Hurda aracına da trafik ekipleri el koydu
Çevredeki yurttaşların desteği ile bir süre çadırda yaşamını sürdürmeye çalışan A., İzmir Büyükşehir Belediyesi'ne bağlı zabıtaların çadırını kaldırmaya çalışmasıyla karşı karşıya kalıyor. A., “Hurda toplayarak geçiniyoruz. Motorumuzu trafik aldı. Belediye memurları yüzünden o parktan bu parka süründük. Çocuklar adres olmadığı için, ev olmadığı için okula gidemiyor. Hayatlarımız kısıtlı.”
‘Ne kadar kalacağımız belli değil’
İzmir Büyükşehir Belediyesi’nin depremde evlerini kaybedenlerin bulunduğu Valiliğe bağlı Geçici Konaklama Merkezi’ndeki konteynırlara taşınma teklifini kabul eden A., bunu kabul etmesinin nedenini ise 24 Nisan akşamı yağan şiddetli yağmurdan dolayı olduğunu belirtiyor. A., “Burada çok eksiğimiz var. 4 yatak, 1 ocak, 2 tencere, kaşık ve çatal verdiler. Temizlik malzemesi yok. Halı yok, televizyon yok. Bizim işimiz Karşıyaka’da burada ekmek kazanacak durumumuz yok ve bize burada ekmek veren de yok. Kartla giriş çıkış yapılıyor. Ne kadar kalacağımız belli değil, iş yok. Benim okuma yazmam yok” ifadelerini kullanıyor.

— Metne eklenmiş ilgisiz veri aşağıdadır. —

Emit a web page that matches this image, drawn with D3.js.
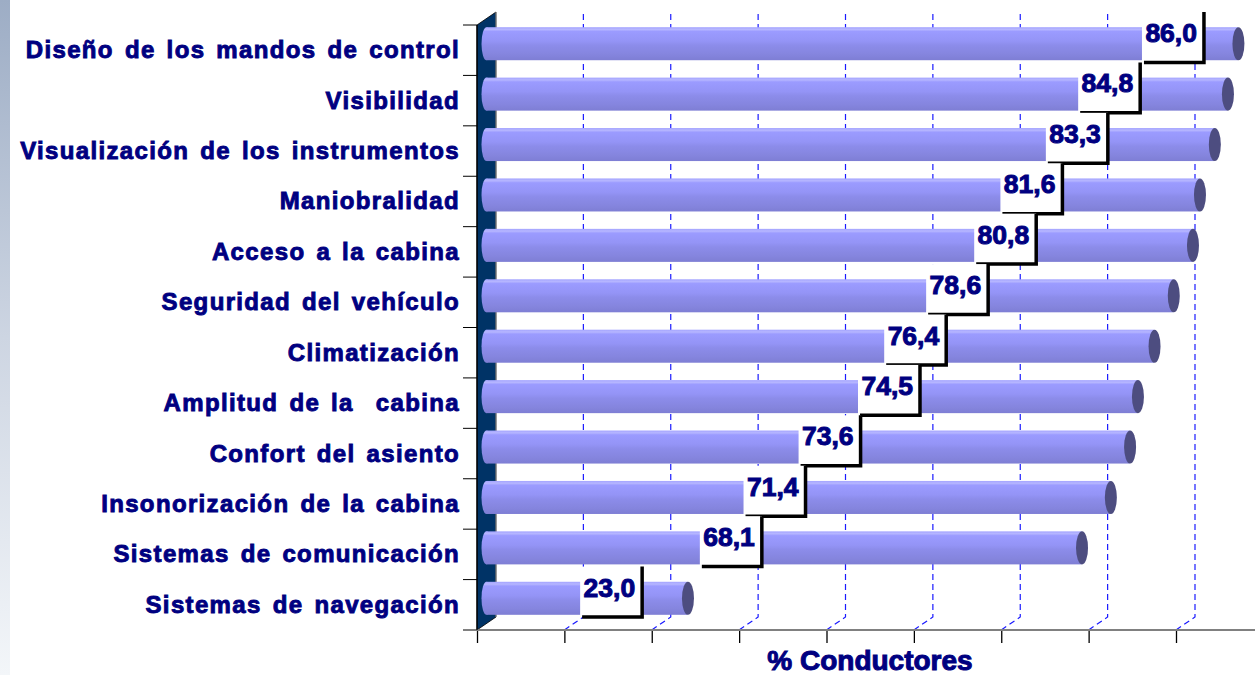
<!DOCTYPE html>
<html><head><meta charset="utf-8">
<script src="https://cdn.jsdelivr.net/npm/d3@7"></script>
<style>
body{margin:0;background:#fff;}
svg{display:block;}
text{font-family:"Liberation Sans",Arial,sans-serif;font-weight:bold;}
</style>
</head><body><svg id="chart" width="1255" height="675"></svg>
<script>
const categories = ["Diseño de los mandos de control","Visibilidad","Visualización de los instrumentos","Maniobralidad","Acceso a la cabina","Seguridad del vehículo","Climatización","Amplitud de la  cabina","Confort del asiento","Insonorización de la cabina","Sistemas de comunicación","Sistemas de navegación"];
const values = [86.0,84.8,83.3,81.6,80.8,78.6,76.4,74.5,73.6,71.4,68.1,23.0];
const labelAt = [83.2,75.9,72.2,67.0,64.0,58.5,53.7,50.7,43.9,37.6,32.6,18.9];
const xTicks = [0,10,20,30,40,50,60,70,80,90];
const axisTitle = "% Conductores";

const W = 1255, H = 675;
const dX = 19, dY = -13;
const x = d3.scaleLinear().domain([0,100]).range([477,1350.75]);
const y = d3.scaleBand().domain(categories).range([25,630]).padding(0);
const step = y.step();
const yTop = y.range()[0], yBot = y.range()[1];
const fmt = d3.formatLocale({decimal:",",thousands:".",grouping:[3],currency:["","€"]}).format(".1f");
const navy = "#000080";

const svg = d3.select("#chart");
const defs = svg.append("defs");
const sg = defs.append("linearGradient").attr("id","strip").attr("x1",0).attr("y1",0).attr("x2",0).attr("y2",1);
sg.append("stop").attr("offset",0).attr("stop-color","#9dadc5");
sg.append("stop").attr("offset",0.5).attr("stop-color","#cdd5e2");
sg.append("stop").attr("offset",1).attr("stop-color","#f3f6f9");
const bg = defs.append("linearGradient").attr("id","barg").attr("x1",0).attr("y1",0).attr("x2",0).attr("y2",1);
[[0,"#a4a4ff"],[0.07,"#b6b6ff"],[0.13,"#9b9bff"],[0.42,"#9494f6"],[0.55,"#8c8cea"],[0.82,"#8585de"],[1,"#7e7ed4"]]
  .forEach(s=>bg.append("stop").attr("offset",s[0]).attr("stop-color",s[1]));

// left gradient strip
svg.append("rect").attr("x",0).attr("y",0).attr("width",10).attr("height",H).attr("fill","url(#strip)");

// back-wall gridlines with floor diagonals
svg.append("g").selectAll("path").data(xTicks.filter(t=>t>0)).join("path")
  .attr("d",t=>`M${x(t)},${yBot}L${x(t)+dX},${yBot+dY}L${x(t)+dX},${yTop+dY}`)
  .attr("fill","none").attr("stroke","#1a1aff").attr("stroke-width",1.2).attr("stroke-dasharray","6,4");

// side wall
svg.append("path")
  .attr("d",`M${x(0)},${yTop}L${x(0)+dX},${yTop+dY}L${x(0)+dX},${yBot+dY}L${x(0)},${yBot}Z`)
  .attr("fill","#003366").attr("stroke","#000").attr("stroke-width",0.8);
svg.append("line").attr("x1",x(0)+dX).attr("x2",x(0)+dX).attr("y1",yTop+dY).attr("y2",yBot+dY)
  .attr("stroke","#9a9a9a").attr("stroke-width",1);

// x axis
const ax = svg.append("g").attr("transform",`translate(0,${yBot})`)
  .call(d3.axisBottom(x).tickValues(xTicks).tickSize(13).tickFormat(""));
ax.select(".domain").remove();
ax.selectAll(".tick line").attr("stroke","#000").attr("stroke-width",1.3);
svg.append("line").attr("x1",463).attr("x2",W).attr("y1",yBot).attr("y2",yBot)
  .attr("stroke","#808080").attr("stroke-width",2);

// y axis line and category ticks
svg.append("line").attr("x1",x(0)).attr("x2",x(0)).attr("y1",yTop).attr("y2",yBot)
  .attr("stroke","#000").attr("stroke-width",1.3);
svg.append("g").selectAll("line").data(categories).join("line")
  .attr("x1",463).attr("x2",x(0)).attr("y1",d=>y(d)).attr("y2",d=>y(d))
  .attr("stroke","#000").attr("stroke-width",1);

// category labels
svg.append("g").selectAll("text").data(categories).join("text")
  .attr("x",460).attr("y",d=>y(d)+step/2+8)
  .attr("text-anchor","end").attr("fill",navy)
  .attr("stroke",navy).attr("stroke-width",0.9)
  .style("font-size","24px").style("letter-spacing","1.35px").style("word-spacing","3px")
  .style("white-space","pre")
  .text(d=>d);

// bars
const barH = step*0.655;
const bars = svg.append("g").selectAll("g").data(categories).join("g");
const cy = (c)=>y(c)+step/2+dY/2;
bars.append("ellipse")
  .attr("cx",x(0)+dX/2).attr("cy",c=>cy(c)).attr("rx",5).attr("ry",barH/2)
  .attr("fill","url(#barg)");
bars.append("rect")
  .attr("x",x(0)+dX/2).attr("y",c=>cy(c)-barH/2)
  .attr("width",(c,i)=>x(values[i])-x(0)).attr("height",barH)
  .attr("fill","url(#barg)");
bars.append("ellipse")
  .attr("cx",(c,i)=>x(values[i])+dX/2+0.5).attr("cy",c=>cy(c)).attr("rx",6).attr("ry",barH/2)
  .attr("fill","#4d4d80");

// value label boxes
const boxW = 62;
const lab = svg.append("g").selectAll("g").data(categories).join("g");
lab.append("rect")
  .attr("x",(c,i)=>x(labelAt[i])-boxW).attr("y",c=>y(c)-13)
  .attr("width",boxW).attr("height",step-1).attr("fill","#fff");
lab.append("path")
  .attr("d",(c,i)=>{const R=x(labelAt[i]),t=y(c)-13;return `M${R},${t}L${R},${t+step}L${R-60},${t+step}`;})
  .attr("fill","none").attr("stroke","#000").attr("stroke-width",3.5);
lab.append("text")
  .attr("x",(c,i)=>x(labelAt[i])-7).attr("y",c=>y(c)-13+30)
  .attr("text-anchor","end").attr("fill",navy)
  .attr("stroke",navy).attr("stroke-width",1)
  .style("font-size","26.5px")
  .text((c,i)=>fmt(values[i]));

// axis title
svg.append("text").attr("x",870).attr("y",670)
  .attr("text-anchor","middle").attr("fill",navy)
  .attr("stroke",navy).attr("stroke-width",1)
  .style("font-size","28px")
  .text(axisTitle);
</script>
</body></html>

‘Bizi burada pek fazla tutmayacaklar’
Taşındığı konteynırın, depremzedelerin kaldığı alandan farklı bir yerde olduğunu ve çocukların, diğer bölgelere girmeleri nedeniyle uyarıldıklarını sözlerine ekliyor. A., “Çocuklar, aksilik yapıyor diye bizi burada tutmak istemeyebilirler. Baba, cezaevinde olduğu için psikolojileri de bozuk. Rahatsızlık yapıyormuş çocuklar. Böyle bir şeyi bulmuşuz değerini bilelim. Bu şekilde olursa çadırlara talibiz herhalde. Bizi burada pek fazla tutmayacaklar. Müstakil bir ev olsaydı daha iyi olurdu” diyor.